Такое мое мнение…»
* * *
— Валентин Алексеевич, вы москвич, на коне, очевидно, не сидели. Как воспринимали службу в кавалерии — таких архаичных войсках в середине ХХ века?
— Ничего подобного, кавалеристы зарекомендовали себя грозной силой, прежде всего их сила в маневренности и внезапности ударов с флангов и тыла. Немцы со своей бронетехникой были привязаны к дорогам, а коннице не надо было дорог. Для нее дорогами были поля, леса, перелески. Наши лучшие дороги — бездорожье. Конники внезапно наваливались на врага и наносили неожиданные удары.
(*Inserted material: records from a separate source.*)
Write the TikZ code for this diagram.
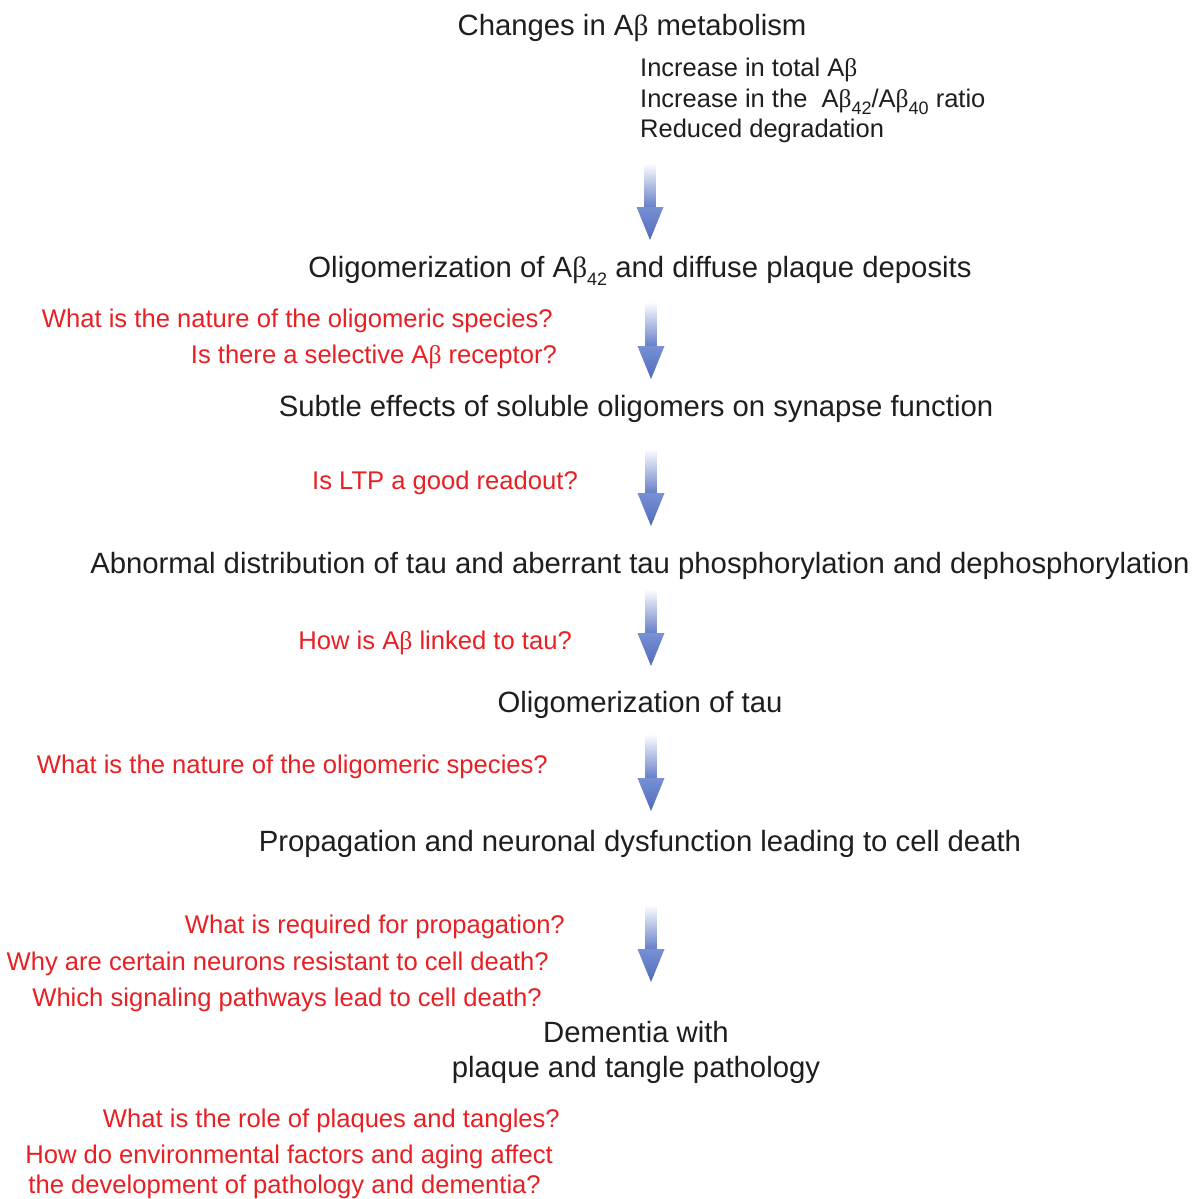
\documentclass[tikz,border=0pt]{standalone}
\usepackage{fontspec}
\setmainfont{Liberation Sans}
\newfontfamily\greekf{Liberation Serif}
\definecolor{qred}{RGB}{232,32,36}
\definecolor{txtgray}{RGB}{30,30,30}
\definecolor{arrblue}{RGB}{98,124,200}
\definecolor{headtop}{RGB}{120,145,212}
\definecolor{headbot}{RGB}{80,106,186}
\newcommand\Ab{A{\greekf β}}
\newcommand\lowidx[1]{\raisebox{-0.28em}{\fontsize{18}{18}\selectfont #1}}
\tikzset{
  stage/.style={anchor=base, text=txtgray, font=\fontsize{29.3}{34}\selectfont, inner sep=0pt},
  small/.style={anchor=base west, text=txtgray, font=\fontsize{25.5}{30}\selectfont, inner sep=0pt},
  quest/.style={anchor=base east, text=qred, font=\fontsize{25.6}{32}\selectfont, inner sep=0pt},
  pics/downarrow/.style={code={
    \shade[top color=white, bottom color=arrblue] (-5.5,0) rectangle (5.5,45);
    \shade[top color=headtop, bottom color=headbot] (-13.5,44) -- (13.5,44) -- (0,77) -- cycle;
  }}
}
\begin{document}
\begin{tikzpicture}[x=1pt,y=-1pt]
\useasboundingbox[fill=white] (0,0) rectangle (1198,1199);

\node[stage] (s0) at (632,36) {Changes in \Ab{} metabolism};
\node[small] (m1) at (640,77) {Increase in total \Ab};
\node[small] (m2) at (640,107) {Increase in the \ \Ab\lowidx{42}/\Ab\lowidx{40} ratio};
\node[small] (m3) at (640,137) {Reduced degradation};

\coordinate (a1) at (650,163);
\pic at (a1) {downarrow};

\node[stage] (s1) at (640,277) {Oligomerization of \Ab\lowidx{42} and diffuse plaque deposits};
\node[quest] (q1) at (553,327) {What is the nature of the oligomeric species?};
\node[quest] (q2) at (557,363) {Is there a selective \Ab{} receptor?};

\coordinate (a2) at (651,302);
\pic at (a2) {downarrow};

\node[stage] (s2) at (636,416) {Subtle effects of soluble oligomers on synapse function};
\node[quest] (q3) at (578,489) {Is LTP a good readout?};

\coordinate (a3) at (651,449);
\pic at (a3) {downarrow};

\node[stage] (s3) at (640,573) {Abnormal distribution of tau and aberrant tau phosphorylation and dephosphorylation};
\node[quest] (q4) at (572,649) {How is \Ab{} linked to tau?};

\coordinate (a4) at (651,589);
\pic at (a4) {downarrow};

\node[stage] (s4) at (640,712) {Oligomerization of tau};
\node[quest] (q5) at (548,773) {What is the nature of the oligomeric species?};

\coordinate (a5) at (651,734);
\pic at (a5) {downarrow};

\node[stage] (s5) at (640,851) {Propagation and neuronal dysfunction leading to cell death};
\node[quest] (q6) at (565,933) {What is required for propagation?};
\node[quest] (q7) at (549,970) {Why are certain neurons resistant to cell death?};
\node[quest] (q8) at (542,1006) {Which signaling pathways lead to cell death?};

\coordinate (a6) at (651,905);
\pic at (a6) {downarrow};

\node[stage] (s6a) at (636,1042) {Dementia with};
\node[stage] (s6b) at (636,1077) {plaque and tangle pathology};
\node[quest] (q9) at (560,1127) {What is the role of plaques and tangles?};
\node[quest] (q10) at (553,1163) {How do environmental factors and aging affect};
\node[quest] (q11) at (541,1193) {the development of pathology and dementia?};
\end{tikzpicture}
\end{document}
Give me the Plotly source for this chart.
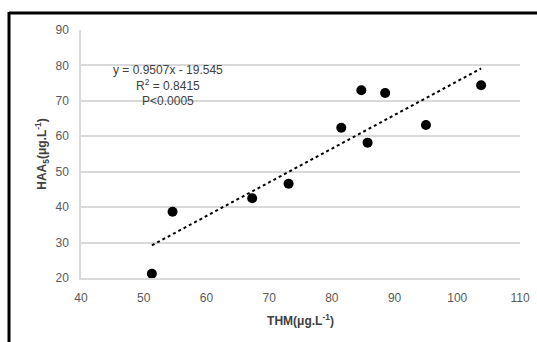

Изменилась ведь тактика применения лихих всадников. Как правило, кавалеристы воевали в пешем строю. Полк подходил к линии атаки в конном строю и спешивался. Коноводы, один на три-четыре лошади, уводили их в укрытие. Кавалеристы совершали длительные, тяжелые и утомительные марши, часто на неподкованных конях. От этой болячки страдали животные и переживали конники. Долго в кавалерии провоевать не пришлось.
— Почему?
— Я был ранен, пуля раздробила нижнюю челюсть. Санитары сначала доставили меня в палатку какой-то медчасти. Внутри стояли двухярусные металлические кровати. Внизу почему-то отдыхал медперсонал, здоровые мужики, а раненые находились наверху — их туда забрасывали, как мешки или снопы.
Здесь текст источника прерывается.